OPI: So what do you think will happen?

TA: It has to change and it will. The successful office supplier will adopt a new distribution model doing exactly what we’ve seen in computer supplies – taking costs out of the chain. By doing that you must be able to take market share.

Traditional resellers are doing business based on books, greeting cards, office products. Greeting cards are down the drain, as are books, and stationery is down 15-20%. On top of that, they have competition from the internet. So the only way that they can succeed, in my opinion, is if we the distributors, and the manufacturers, offer solutions. Resellers should be concentrating on selling.

One problem I see is that traditional resellers are offering 25,000 products; ten different brands of staples. Why? It’s crazy.
OPI: One of ACI’s tag lines is ‘Europe, you ain’t seen nothing yet’. That’s a bold statement!

TA: That’s quite a statement isn’t it! Yes, in office supplies I foresee big changes and sometimes you have to give statements to the market to make it wake up a bit.
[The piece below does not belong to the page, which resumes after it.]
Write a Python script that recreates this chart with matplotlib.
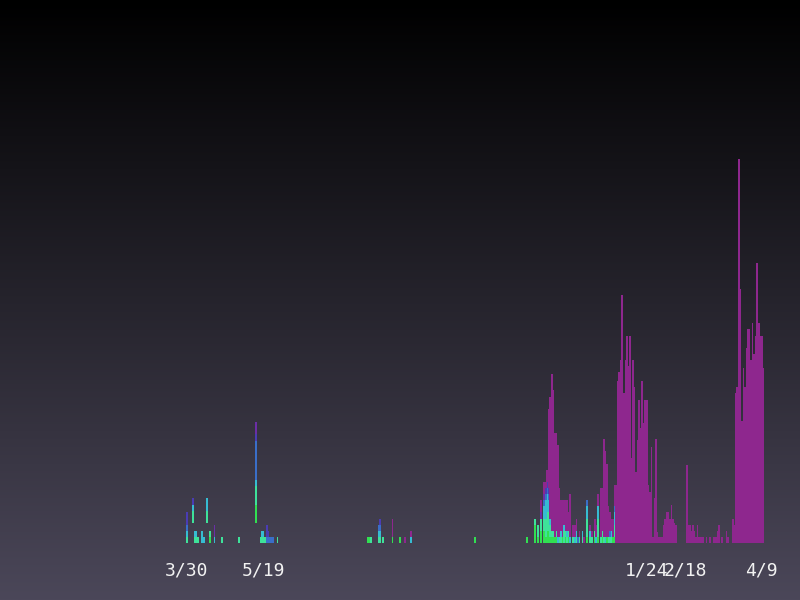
import numpy as np
import matplotlib
matplotlib.use('Agg')
import matplotlib.pyplot as plt
from matplotlib.colors import LinearSegmentedColormap

# day 0 = 3/30, one bar per day
tick_days = [0, 50, 300, 325, 375]
tick_labels = ['3/30', '5/19', '1/24', '2/18', '4/9']

# stacked layers, bottom -> top (day: value)
lift = {4: 3.3, 13: 3.3, 45: 3.3}

green = {15: 1, 45: 3, 118: 1, 119: 1, 134: 1, 139: 1, 188: 1, 222: 1, 227: 3,
         229: 1, 231: 2, 233: 2, 234: 1, 235: 2, 236: 2, 237: 1, 238: 1, 239: 1,
         240: 1, 241: 1, 245: 1, 247: 1, 249: 1, 261: 1, 266: 1, 268: 1, 271: 1,
         274: 1, 278: 1, 279: 1}

teal = {0: 1, 4: 2, 5: 1, 6: 1, 7: 1, 13: 2, 15: 1, 23: 1, 34: 1, 45: 3, 48: 1,
        49: 1, 50: 1, 51: 1, 59: 1, 120: 1, 125: 1, 126: 1, 128: 1, 227: 1,
        229: 2, 231: 2, 233: 2, 234: 3, 235: 3, 236: 3, 237: 2, 238: 1, 239: 1,
        241: 1, 243: 1, 244: 1, 246: 2, 247: 1, 248: 1, 249: 1, 252: 1, 254: 1,
        256: 1, 258: 1, 261: 3, 263: 1, 264: 1, 266: 1, 268: 3, 270: 1, 271: 1,
        272: 1, 275: 1, 276: 1, 277: 1, 279: 2}

cyan = {0: 1, 4: 1, 5: 1, 6: 1, 10: 2, 11: 1, 13: 2, 18: 1, 45: 1, 49: 1, 50: 1,
        125: 1, 126: 1, 146: 1, 233: 2, 234: 3, 235: 3, 236: 2, 237: 1, 242: 1,
        244: 1, 246: 1, 248: 1, 250: 1, 253: 1, 254: 1, 258: 1, 261: 2, 263: 1,
        267: 1, 268: 2, 273: 1, 277: 1, 279: 2}

blue = {0: 1, 45: 6.5, 52: 1, 53: 1, 54: 1, 55: 1, 56: 1, 125: 1, 126: 1, 233: 1,
        234: 1, 235: 1, 236: 1, 255: 1, 261: 1, 276: 1, 279: 1}

indigo = {0: 2, 4: 1, 45: 1, 52: 2, 53: 1, 126: 1, 234: 1, 235: 1, 236: 1}

purple = {18: 2, 45: 2, 231: 1, 233: 1}

magenta = {134: 3, 142: 1, 146: 1, 231: 2, 233: 2, 234: 1, 235: 2, 236: 13,
           237: 20, 238: 25.7, 239: 23, 240: 17, 241: 16, 242: 15, 243: 8, 244: 5,
           245: 6, 246: 4, 247: 5, 248: 5, 249: 3, 250: 7, 252: 2, 253: 2, 254: 2,
           256: 1, 259: 1, 263: 1, 264: 1, 266: 2, 267: 2, 268: 2, 270: 8, 271: 7,
           272: 16, 273: 14, 274: 12, 275: 5, 276: 3, 277: 2, 278: 3, 279: 3.5,
           280: 9.5, 281: 26.5, 282: 28, 283: 30, 284: 40.6, 285: 24.6, 286: 30,
           287: 34, 288: 29, 289: 34, 290: 14, 291: 30, 292: 25.6, 293: 11.6,
           294: 16.9, 295: 23.4, 296: 18.8, 297: 26.5, 298: 19.7, 299: 23.4,
           300: 23.4, 301: 9.5, 302: 8.4, 303: 15.7, 304: 1, 305: 7.4, 306: 17,
           307: 1.8, 308: 1, 309: 1, 310: 1, 311: 3, 312: 4, 313: 5, 314: 5,
           315: 4, 316: 6.2, 317: 4, 318: 3.3, 319: 3, 326: 12.8, 327: 3, 328: 3,
           329: 2, 330: 3, 331: 2, 332: 1, 333: 3, 334: 1, 335: 1, 336: 1, 337: 1,
           339: 1, 341: 1, 344: 1, 345: 1, 346: 2, 347: 3, 349: 1, 352: 2, 353: 1,
           356: 4, 357: 3, 358: 24.6, 359: 25.6, 360: 63, 361: 41.6, 362: 20,
           363: 28.7, 364: 25.6, 365: 32, 366: 35, 367: 35, 368: 30, 369: 36,
           370: 31, 371: 34, 372: 45.9, 373: 36, 374: 34, 375: 34, 376: 28.7}

layers = [green, teal, cyan, blue, indigo, purple, magenta]
colors = ['#31e052', '#3ee29a', '#36bcd2', '#3a6ec8', '#4a3cb4', '#6b2ea6', '#8e278e']

fig = plt.figure(figsize=(8, 6), dpi=100)

# background gradient
bg = fig.add_axes([0, 0, 1, 1])
grad = np.linspace(0, 1, 256).reshape(-1, 1)
cmap = LinearSegmentedColormap.from_list('bg', ['#000000', '#4b4759'])
bg.imshow(grad, aspect='auto', cmap=cmap, extent=[0, 1, 0, 1], origin='upper')
bg.axis('off')

ax = fig.add_axes([0, 57 / 600, 1, 543 / 600])
ax.set_facecolor('none')

days = np.arange(-1, 380)
bottom = np.array([lift.get(d, 0) for d in days], dtype=float)
for layer, c in zip(layers, colors):
    vals = np.array([layer.get(d, 0) for d in days], dtype=float)
    m = vals > 0
    ax.bar(days[m], vals[m], bottom=bottom[m], width=1.1, color=c, linewidth=0)
    bottom += vals

ax.set_xlim(-122.0, 399.9)
ax.set_ylim(0, 89.0)
for s in ax.spines.values():
    s.set_visible(False)
ax.set_yticks([])
ax.set_xticks(tick_days)
ax.set_xticklabels(tick_labels, family='DejaVu Sans Mono', fontsize=13, color='#f2f2f2')
ax.tick_params(axis='x', length=0, pad=13.5)

fig.savefig('out.png', dpi=100)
ACI: A history in Ton Adam’s words

•  We started in 1988.
•  In 1990 I opened my first warehouse and we built a bit of stock.
•  1992 was the year that Europe got rid of border documents. Before that, several border documents were needed to trade abroad and not everyone was interested in buying from the Netherlands. But when this changed Europe became more open.
•  In 1995 we got involved with computer supplies, with 80% of our business from Canon. Then people started asking for laser cartridges, and we got involved with HP, Epson, the whole range.
•  In 1997 we became an authorised distributor for HP and after that it was all growth.
•  2002 was important, as the euro was established. Previously, currency fluctuations made a huge difference to business.
•  We took a big step in 2006. To be a European distributor we needed to have a local presence in each country, so, in just eight months, we opened up in Germany, Switzerland (to target the French market), Italy, Spain and the UK.